Assim ou...nem tanto. 135
O Homem Incompleto
Quando a máquina Garratt descarrilou a culpa foi toda posta nos carris. A perfeição jazia inútil, tombada sobre o lado esquerdo, ainda resfolegante e a deixar escapar, branco-azulado, um vapor denso. Quem não achasse defeito nos carris culparia do acidente o maquinista, nunca a locomotiva, 29 metros de ferro, cobre e aço numa impressionante modernidade que a seguir seria ultrapassada. Não basta, no entanto, ser perfeito quando se tenta andar por caminhos que não são os nossos mas chega tantas vezes a vontade e a determinação para eliminar o defeito e prosseguir o sonho. Conheci um António que nasceu rico, cresceu mimado, amadureceu na guerra e perdeu tudo. Nunca antes percebera que era apto, talentoso, capaz de fazer ele mesmo o que se havia habituado a que fizessem por ele.
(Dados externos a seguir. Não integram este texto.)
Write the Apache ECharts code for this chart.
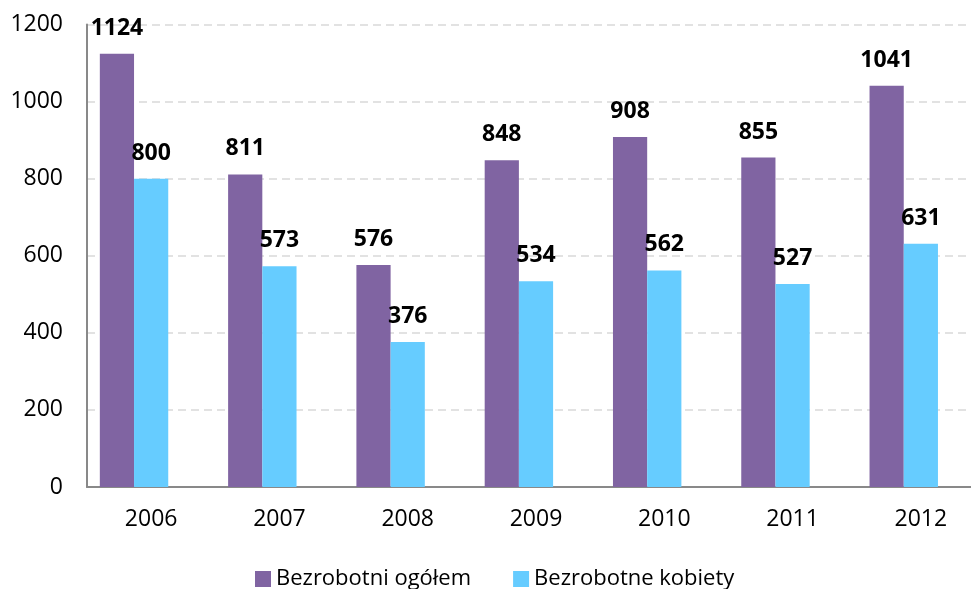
<!DOCTYPE html>
<html><head><meta charset="utf-8">
<script src="https://cdn.jsdelivr.net/npm/echarts@6/dist/echarts.min.js"></script>
<style>html,body{margin:0;padding:0;background:#fff}#c{width:971px;height:589px}</style>
</head><body><div id="c"></div>
<script>
const categories = ['2006','2007','2008','2009','2010','2011','2012'];
const ogolem = [1124, 811, 576, 848, 908, 855, 1041];
const kobiety = [800, 573, 376, 534, 562, 527, 631];
const yTicks = [0, 200, 400, 600, 800, 1000, 1200];
const empty = categories.map(() => null);

const font = '"Open Sans", "Noto Sans", sans-serif';
const chart = echarts.init(document.getElementById('c'));
const lbl = {show: true, position: 'top', distance: 14, color: '#000', fontWeight: 'bold', fontSize: 23, fontFamily: font};
chart.setOption({
  animation: false,
  grid: {left: 87, width: 898, top: 24.5, height: 462.5, outerBoundsMode: 'none', containLabel: false},
  legend: {
    top: 563, left: 250, itemGap: 42, itemWidth: 16, itemHeight: 16, icon: 'rect',
    textStyle: {fontSize: 22, fontFamily: font, color: '#000'},
    data: ['Bezrobotni ogółem', 'Bezrobotne kobiety']
  },
  xAxis: {
    type: 'category', data: categories,
    axisLine: {lineStyle: {color: '#898989', width: 2}},
    axisTick: {show: false},
    axisLabel: {fontSize: 23, fontFamily: font, color: '#000', margin: 21}
  },
  yAxis: {
    type: 'value', min: 0, max: 1200, interval: 200,
    axisLine: {show: true, lineStyle: {color: '#898989', width: 2}},
    axisTick: {show: false},
    axisLabel: {fontSize: 23, fontFamily: font, color: '#000', margin: 24,
      formatter: v => yTicks.includes(v) ? String(v) : ''},
    splitLine: {lineStyle: {color: '#d9d9d9', type: [8, 5], width: 1.5}}
  },
  series: [
    {name: 'Bezrobotni ogółem', type: 'bar', data: ogolem, barGap: '0%', barCategoryGap: '20%',
     itemStyle: {color: '#8064A2'}, label: lbl},
    {name: 'Bezrobotne kobiety', type: 'bar', data: kobiety, barGap: '0%', barCategoryGap: '20%',
     itemStyle: {color: '#66CCFF'}, label: lbl},
    {name: 'ukryta', type: 'bar', data: empty, barGap: '0%', barCategoryGap: '20%',
     itemStyle: {color: 'transparent'}, silent: true}
  ]
});
</script></body></html>
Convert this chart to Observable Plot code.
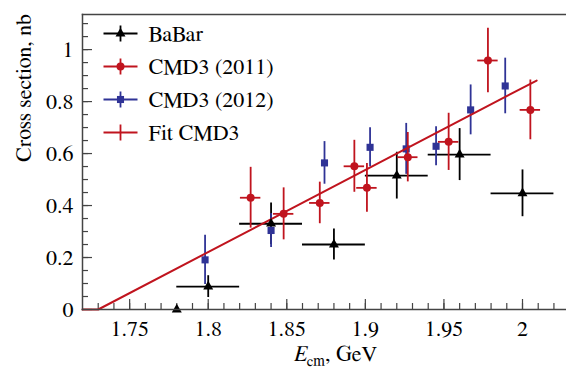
<!DOCTYPE html>
<html><head><meta charset="utf-8">
<script src="https://cdn.jsdelivr.net/npm/d3@7"></script>
<script src="https://cdn.jsdelivr.net/npm/@observablehq/plot@0.6"></script>
<style>body{margin:0;background:#fff} #chart{width:566px;height:370px} #chart svg, #chart svg text{font-family:"FreeSerif","Noto Serif CJK SC",serif !important}</style>
</head><body><div id="chart"></div>
<script>
// ---- data ----
const babarE    = [1.78, 1.80, 1.84, 1.88, 1.92, 1.96, 2.00];
const babarV    = [0.0, 0.088, 0.33, 0.25, 0.515, 0.596, 0.447];
const babarErr  = [0, 0.042, 0.08, 0.06, 0.09, 0.10, 0.09];
const babarEErr = [0, 0.02, 0.02, 0.02, 0.02, 0.02, 0.02];

const cmd11E    = [1.827, 1.848, 1.871, 1.893, 1.901, 1.927, 1.953, 1.978, 2.005];
const cmd11V    = [0.43, 0.368, 0.41, 0.551, 0.468, 0.586, 0.645, 0.958, 0.768];
const cmd11Err  = [0.117, 0.10, 0.08, 0.10, 0.094, 0.095, 0.11, 0.124, 0.115];
const cmd11EErr = [0.0065, 0.0065, 0.0065, 0.0065, 0.0065, 0.0065, 0.0065, 0.0065, 0.0065];

const cmd12E    = [1.798, 1.840, 1.874, 1.903, 1.926, 1.945, 1.967, 1.989];
const cmd12V    = [0.191, 0.304, 0.564, 0.624, 0.618, 0.628, 0.768, 0.86];
const cmd12Err  = [0.095, 0.065, 0.082, 0.075, 0.098, 0.075, 0.096, 0.107];

const fitE = [1.72, 1.73, 2.009];
const fitV = [0, 0, 0.881];

const xMajor = [1.75, 1.8, 1.85, 1.9, 1.95, 2];
const yMajor = [0, 0.2, 0.4, 0.6, 0.8, 1];
const xDomain = [1.72, 2.028];
const yDomain = [0, 1.135];

const legendLabels  = ["BaBar", "CMD3 (2011)", "CMD3 (2012)", "Fit CMD3"];
const legendSymbols = ["triangle", "circle", "square", null];

const xLabel = "Ecm, GeV";
const yLabel = "Cross section, nb";

// ---- styles ----
const FONT = "FreeSerif, 'Noto Serif CJK SC', serif";
const BLACK = "#000000", RED = "#c0141e", BLUE = "#2f3396", AXIS = "#444444";
const legendColors = [BLACK, RED, BLUE, RED];
const symbolR = {triangle: 3.7, circle: 4, square: 4};

// ---- tables ----
const babar = babarE.map((E, i) => ({E, v: babarV[i], dv: babarErr[i], dE: babarEErr[i]}));
const cmd11 = cmd11E.map((E, i) => ({E, v: cmd11V[i], dv: cmd11Err[i], dE: cmd11EErr[i]}));
const cmd12 = cmd12E.map((E, i) => ({E, v: cmd12V[i], dv: cmd12Err[i]}));
const fit = fitE.map((E, i) => ({E, v: fitV[i]}));

const xMinor = d3.range(173, 203).map(d => d / 100);
const yMinor = d3.range(1, 23).map(d => d / 20);

const frameH = 370 - 14 - 61, frameW = 566 - 82;

const crossSym = {draw(ctx) { ctx.moveTo(-17, 0); ctx.lineTo(17, 0); ctx.moveTo(0, -8); ctx.lineTo(0, 8); }};

function errMarks(data, color, withX) {
  const m = [
    Plot.ruleX(data.filter(d => d.dv > 0), {x: "E", y1: d => d.v - d.dv, y2: d => d.v + d.dv, stroke: color, strokeWidth: 1.8})
  ];
  if (withX) m.push(Plot.ruleY(data.filter(d => d.dE > 0), {y: "v", x1: d => d.E - d.dE, x2: d => d.E + d.dE, stroke: color, strokeWidth: 1.8}));
  return m;
}

const legendMarks = [];
legendLabels.forEach((lab, i) => {
  const dy = 19 + 33 * i;
  legendMarks.push(Plot.dot([0], {frameAnchor: "top-left", dx: 38, dy, symbol: crossSym, r: 5, stroke: legendColors[i], strokeWidth: 1.8, fill: "none"}));
  if (legendSymbols[i]) legendMarks.push(Plot.dot([0], {frameAnchor: "top-left", dx: 38, dy, symbol: legendSymbols[i], r: symbolR[legendSymbols[i]], fill: legendColors[i], stroke: "none"}));
  legendMarks.push(Plot.text([lab], {text: d => d, frameAnchor: "top-left", dx: 66, dy, textAnchor: "start", lineAnchor: "middle", fontSize: 22, fill: "black", fontFamily: FONT}));
});

const chart = Plot.plot({
  width: 566, height: 370,
  marginLeft: 82, marginRight: 0, marginTop: 14, marginBottom: 61,
  style: {fontSize: "22px", background: "white", color: "black"},
  x: {domain: xDomain},
  y: {domain: yDomain},
  marks: [
    Plot.ruleX(xMinor, {x: d => d, insetTop: frameH - 6, stroke: AXIS, strokeWidth: 1.2}),
    Plot.ruleX(xMajor, {x: d => d, insetTop: frameH - 10, stroke: AXIS, strokeWidth: 1.2}),
    Plot.ruleY(yMinor, {y: d => d, insetRight: frameW - 6, stroke: AXIS, strokeWidth: 1.2}),
    Plot.ruleY(yMajor, {y: d => d, insetRight: frameW - 10, stroke: AXIS, strokeWidth: 1.2}),
    Plot.axisX({ticks: xMajor, tickSize: 0, tickPadding: 11, tickFormat: d => String(d), label: null, fontSize: 22, fontFamily: FONT}),
    Plot.axisY({ticks: yMajor, tickSize: 0, tickPadding: 9, tickFormat: d => String(d), label: null, fontSize: 22, fontFamily: FONT}),
    ...errMarks(babar, BLACK, true),
    ...errMarks(cmd12, BLUE, false),
    Plot.dot(cmd12, {x: "E", y: "v", symbol: "square", r: symbolR.square, fill: BLUE}),
    Plot.line(fit, {x: "E", y: "v", stroke: RED, strokeWidth: 2}),
    ...errMarks(cmd11, RED, true),
    Plot.dot(cmd11, {x: "E", y: "v", symbol: "circle", r: symbolR.circle, fill: RED}),
    Plot.dot(babar, {x: "E", y: "v", symbol: "triangle", r: symbolR.triangle, fill: BLACK}),
    Plot.frame({anchor: "left", stroke: AXIS, strokeWidth: 1.5}),
    Plot.frame({anchor: "top", stroke: AXIS, strokeWidth: 1.5}),
    Plot.frame({anchor: "bottom", stroke: AXIS, strokeWidth: 1.5}),
    ...legendMarks,
    Plot.text([yLabel], {text: d => d, frameAnchor: "left", dx: -59, rotate: -90, fontSize: 22, fill: "black", fontFamily: FONT}),
    Plot.text([xLabel], {text: d => d, frameAnchor: "bottom", dx: 11, dy: 51, fontSize: 22, fill: "black", fontFamily: FONT})
  ]
});
chart.setAttribute("font-family", FONT);
document.getElementById("chart").appendChild(chart);

// x label: italic E with subscript "cm"
d3.select(chart).selectAll("text").filter(function() { return this.textContent === xLabel; }).each(function() {
  const t = d3.select(this);
  t.text(null);
  t.append("tspan").attr("font-style", "italic").text("E");
  t.append("tspan").attr("font-size", 15).attr("dy", 5).text("cm");
  t.append("tspan").attr("dy", -5).text(", GeV");
});
</script>
</body></html>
Teve de experimentar, aprender, acordar cedo, trabalhar, suportar calor, frio e hostilidade. Teve de aceitar que a incultura mandasse e teve, para seguir em frente, de esperar a oportunidade de poder dizer o que era e o que sabia. Há gente perfeita que não sabe disso, há gente bonita que não se vê assim, há gente que, por falta de dentes ou de uma mão, desiste de viver com dignidade e aceita que outros a alimentem e vistam, a subsidiem, pactuem com uma tristeza sem razão profunda, a única que deverá ser tolerada numa sociedade adulta. Todos têm em si a perfeição e, pelo menos, um talento. Acreditem. Eu nunca minto às quintas.